We get the expected loss by weighting each loss by its probability and summing as follows:

\underbrace{\frac{120}{216}\times 0}_\text{none alike} + \underbrace{\frac{90}{216}\times \frac{1}{6}}_\text{2 alike}+\underbrace{\frac{6}{216}\times \frac{2}{6}}_\text{3 alike} = \frac{17}{216} \approx 0.079

Thus, you lose about 8% per play. Considering that a play might take half a minute and that government bonds pay you less than 4% interest for a year, the attrition can be regarded as fierce.

This calculation is for regular dice. Sometimes a spinning wheel with a pointer is used with sets of three numbers painted in segments around the edge of the wheel. The sets do not correspond perfectly to the frequencies given by the dice. In such wheels I have observed that the multiple payoffs are more frequent than for the dice, and therefore the expected loss to the bettor greater.

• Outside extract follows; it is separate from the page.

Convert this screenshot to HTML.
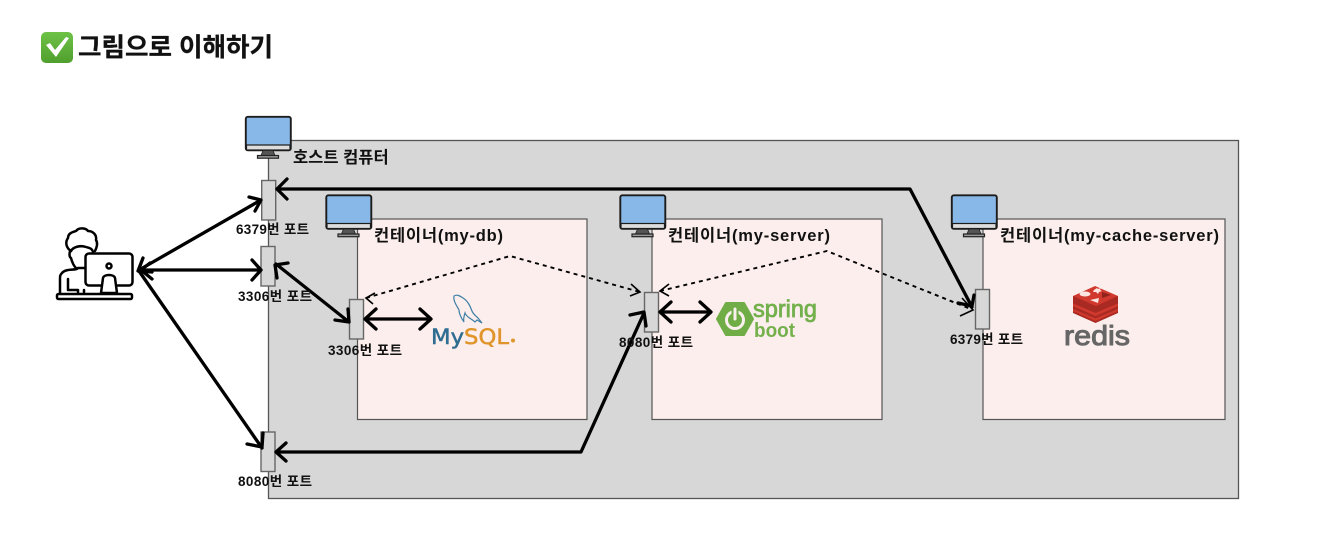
<!DOCTYPE html>
<html lang="ko"><head><meta charset="utf-8"><style>
html,body{margin:0;padding:0;background:#fff;width:1332px;height:550px;overflow:hidden}
svg{display:block}
text{font-family:"Liberation Sans","Noto Sans CJK KR",sans-serif;font-weight:700;fill:#111}
.l{font-size:16.5px}.p{font-size:13.5px}
.a{fill:none;stroke:#000;stroke-width:3.3;stroke-linecap:round;stroke-linejoin:round}
.d{fill:none;stroke:#000;stroke-width:1.9;stroke-dasharray:4 4}
.dh{fill:none;stroke:#000;stroke-width:1.6}
.c{fill:#fbeeec;stroke:#555;stroke-width:1.2}
.pt{fill:#d7d7d7;stroke:#666;stroke-width:1.4}
</style></head><body>
<svg width="1332" height="550" viewBox="0 0 1332 550" xmlns="http://www.w3.org/2000/svg">
<defs>
<linearGradient id="g" x1="0" y1="0" x2="0" y2="1"><stop offset="0" stop-color="#6fc247"/><stop offset="1" stop-color="#4f9f2e"/></linearGradient>
<g id="m">
<rect x="0.8" y="0.8" width="45" height="33.5" rx="2" fill="#88b8e8" stroke="#1c1c1c" stroke-width="1.9"/>
<rect x="1.5" y="29" width="43.5" height="5" fill="#ddd" stroke="#1c1c1c" stroke-width="1.2"/>
<path d="M18 34.500h10l2 5h-14z" fill="#555" stroke="#222" stroke-width=".8"/>
<rect x="12.500" y="39.500" width="21" height="2.700" fill="#999" stroke="#222" stroke-width="1.200"/>
</g>
</defs>

<!-- title -->
<rect x="41" y="32" width="32" height="31" rx="5" fill="url(#g)"/>
<path d="M46 45L50 43L55 50L66 37L69 38L56 57Z" fill="#fff"/>
<text x="78" y="56" textLength="195" lengthAdjust="spacingAndGlyphs" style="font-size:25.5px;stroke:#111;stroke-width:.3">그림으로 이해하기</text>

<!-- boxes -->
<rect x="268.500" y="140.500" width="970" height="358" fill="#d7d7d7" stroke="#555" stroke-width="1.300"/>
<rect class="c" x="357.500" y="219" width="229.500" height="200.500"/>
<rect class="c" x="652" y="219" width="230" height="200.500"/>
<rect class="c" x="983" y="219" width="242" height="200.500"/>

<use href="#m" x="245" y="116"/>
<use href="#m" x="325.500" y="194.500"/>
<use href="#m" x="619.500" y="194.500"/>
<use href="#m" x="951" y="194.500"/>

<text class="l" x="293" y="163">호스트 컴퓨터</text>
<text class="l" x="374" y="241" textLength="129">컨테이너(my-db)</text>
<text class="l" x="668" y="241" textLength="162">컨테이너(my-server)</text>
<text class="l" x="1000" y="241" textLength="219">컨테이너(my-cache-server)</text>

<!-- dashed -->
<path class="d" d="M366 298L510 256L640 292"/>
<path class="dh" d="M375 293L366 298L373 304M631 284L640 292L630 296"/>
<path class="d" d="M660 291L827 251L973 310"/>
<path class="dh" d="M669 284L660 291L669 296M962 298L973 310L960 316"/>

<!-- ports -->
<rect class="pt" x="261.700" y="180.500" width="14" height="39.500"/>
<rect class="pt" x="261" y="246.500" width="14" height="39.500"/>
<rect class="pt" x="261" y="432" width="14" height="39.500"/>
<rect class="pt" x="349.500" y="299.500" width="14" height="39.500"/>
<rect class="pt" x="644.500" y="292.500" width="14" height="39.500"/>
<rect class="pt" x="975.500" y="289.500" width="14" height="39.500"/>

<!-- arrows -->
<path class="a" d="M139 270L261 200M249 197L261 200L255 211"/>
<path class="a" d="M141 270H261M252 260L261 270L252 280"/>
<path class="a" d="M139 271L262 448M247 444L262 447L263 433"/>
<path class="a" d="M143 258L138 271L152 272M150 263L141 270L152 279"/>
<path class="a" d="M276 264L349 322M288 263L275 265L277 278M335 320L349 322L348 309"/>
<path class="a" d="M365 319H430M376 309L365 319L376 329M420 309L431 319L420 329"/>
<path class="a" d="M660 312H710M671 302L660 312L671 322M700 302L711 312L700 322"/>
<path class="a" d="M277 189H910L972 307M287 179L277 189L287 199M958 303L972 306L974 295"/>
<path class="a" d="M276 452H581L644 313M286 443L276 452L286 461M630 315L644 312L646 326"/>

<!-- port labels -->
<text class="p" x="236" y="234" textLength="73">6379번 포트</text>
<text class="p" x="238" y="301" textLength="74">3306번 포트</text>
<text class="p" x="328" y="355" textLength="74">3306번 포트</text>
<text class="p" x="619" y="347" textLength="74">8080번 포트</text>
<text class="p" x="950" y="344" textLength="73">6379번 포트</text>
<text class="p" x="238" y="486" textLength="74">8080번 포트</text>

<!-- person -->
<g fill="none" stroke="#000" stroke-width="2.500" stroke-linejoin="round" stroke-linecap="round">
<path d="M71 251c-5-3-6-9-3-13c0-5 5-6 8-7c3-4 10-3 12 0c5 0 9 4 8 9c2 3 1 7-1 11"/>
<path d="M71 251c2-4 9-6 15-4c3 1 6 1 7 5"/>
<path d="M71 251c-2 0-2 6 0 7c1 4 3 8 5 10"/>
<path d="M85 268h-7c-2 3-12 0-16 5c-2 2-2 3-2 6v14"/>
<path d="M68 279v11h10M78 290v3M84 290v3"/>
<rect x="85.500" y="253.500" width="47" height="32" rx="3.500" fill="#fff"/>
<circle cx="109" cy="266" r="2.500"/>
<path d="M101 293l2-15c1-4 11-4 12 0l2 15z" fill="#fff"/>
<rect x="57" y="294" width="75" height="5" rx="1.500" fill="#fff"/>
</g>

<!-- mysql -->
<path d="M454 296c3-2 6 0 9 2c5 3 7 8 9 13c1 3 4 5 6 7l4 5l-5-3l-2 2c-3-3-9-5-10-9c-1 3-2 6-1 9c-3-4-5-9-5-12c-2-4-6-9-5-14z" fill="none" stroke="#3d7fa6" stroke-width="1.200"/>
<text x="431" y="344" textLength="78" lengthAdjust="spacingAndGlyphs" style="font-size:21px;fill:#2f6d91;font-family:'DejaVu Sans',sans-serif;font-weight:400;stroke-width:.5;stroke:#2f6d91">My<tspan style="fill:#e0952b;stroke:#e0952b">SQL</tspan></text>
<circle cx="513" cy="340.500" r="2" fill="#e0952b"/>

<!-- spring -->
<path d="M717 319L726 303H744L753 319L744 335H726Z" fill="#70ad47" stroke="#70ad47" stroke-width="2" stroke-linejoin="round"/>
<circle cx="735" cy="320" r="8.500" fill="none" stroke="#fbf0ed" stroke-width="3"/>
<path d="M735 308V318" stroke="#70ad47" stroke-width="7"/>
<path d="M735 309V319" stroke="#fbf0ed" stroke-width="3" stroke-linecap="round"/>
<text x="753" y="317" textLength="64" lengthAdjust="spacingAndGlyphs" style="font-size:24px;fill:#74b14d;stroke:#74b14d;stroke-width:.8;font-weight:400">spring</text>
<text x="754" y="337" textLength="41" lengthAdjust="spacingAndGlyphs" style="font-size:20px;fill:#74b14d">boot</text>

<!-- redis -->
<path d="M1073 296V313L1095.500 323L1118 313V296Z" fill="#a92a22"/>
<path d="M1073 303.500L1095.500 313L1118 303.500V306L1095.500 316L1073 306Z" fill="#d1392e"/>
<path d="M1073 309L1095.500 318.500L1118 309V311L1095.500 321L1073 311Z" fill="#d1392e"/>
<path d="M1073 296L1095 286L1118 296L1096 306Z" fill="#d1392e"/>
<ellipse cx="1085" cy="294" rx="5.500" ry="2.500" fill="#fbe5e1"/>
<path d="M1094 290l3-2 1 1 3-1-1 2 2 1-3 1-1 2-2-2-3 0z" fill="#fbe5e1"/>
<path d="M1090 300l9-2-1 5z" fill="#fbe5e1"/>
<path d="M1102 292l9 3-9 3z" fill="#8f231c"/>
<text x="1064" y="345" textLength="66" lengthAdjust="spacingAndGlyphs" style="font-size:28px;fill:#666;font-weight:400;stroke:#666;stroke-width:1">redis</text>
</svg>
</body></html>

In a common carnival game, a player tosses a penny from a distance of about 5 feet onto the surface of a table ruled in 1-inch squares. If the penny (3/4 inch in diameter) falls entirely inside a square, the player receives 5 cents but does not get his penny back; otherwise, he loses his penny. If the penny lands on the table, what is his chance to win?

Solution:

When we toss the coin onto the table, some positions for the center of the coin are more likely than others, but over a very small square we can regard the probability distribution as uniform. This means that the proba­bility that the center falls into any
region of a square is proportional to the area of the region, indeed, is the area of the region divided by the area of the square. Since the coin is 3/8 inch in radius, its center must not land within 3/8 inch of any edge if the player is to win. This restriction generates a square of side 1/4 inch within which the center of the coin must lie for the coin to be in the square. Since the proba­bilities are proportional to areas, the probability of winning is \displaystyle \left( \frac{1}{4} \right)^2 = \frac{1}{16}. Of course, since there is a chance that the coin falls off the table altogether, the total probability of winning is smaller still. Also, the squares can be made smaller by merely thickening the lines. If the lines are 1/16 inch wide, the winning central area reduces the probability to \displaystyle \left( \frac{3}{16} \right)^{2} = \frac{9}{256} or less than \displaystyle \frac{1}{28}.

On the average, how many times must a die be thrown until one gets a 6?

Solution:

Let p be the probability of a 6 on a given trial. Then the probabilities of success for the first time on each trial are (let q = 1 - p):

The sum of the probabilities is

\begin{align*}
p+pq+pq^2+\ldots & = p\left( 1+q+q^2+\ldots \right) \\ \\
 & = \frac{p}{1-q} \\ \\
 & = \frac{p}{p} \\ \\
 & = 1
\end{align*}

The mean number of trials, m, is by definition,

m = p + 2pq + 3pq^2 + 4pq^3+ \ldots

Note that our usual trick for summing a geometric series works:

qm = pq + 2pq^2+3pq^3 + \ldots

Subtracting the second expression from the first gives

m-qm=p+pq+pq^2+\ldots

or

m\left( 1-q \right) = 1

Consequently,

mp=1

m=1/p

We see that p=1/6, and so m=6.

On the average, a die must be thrown 6 times until one gets a 6.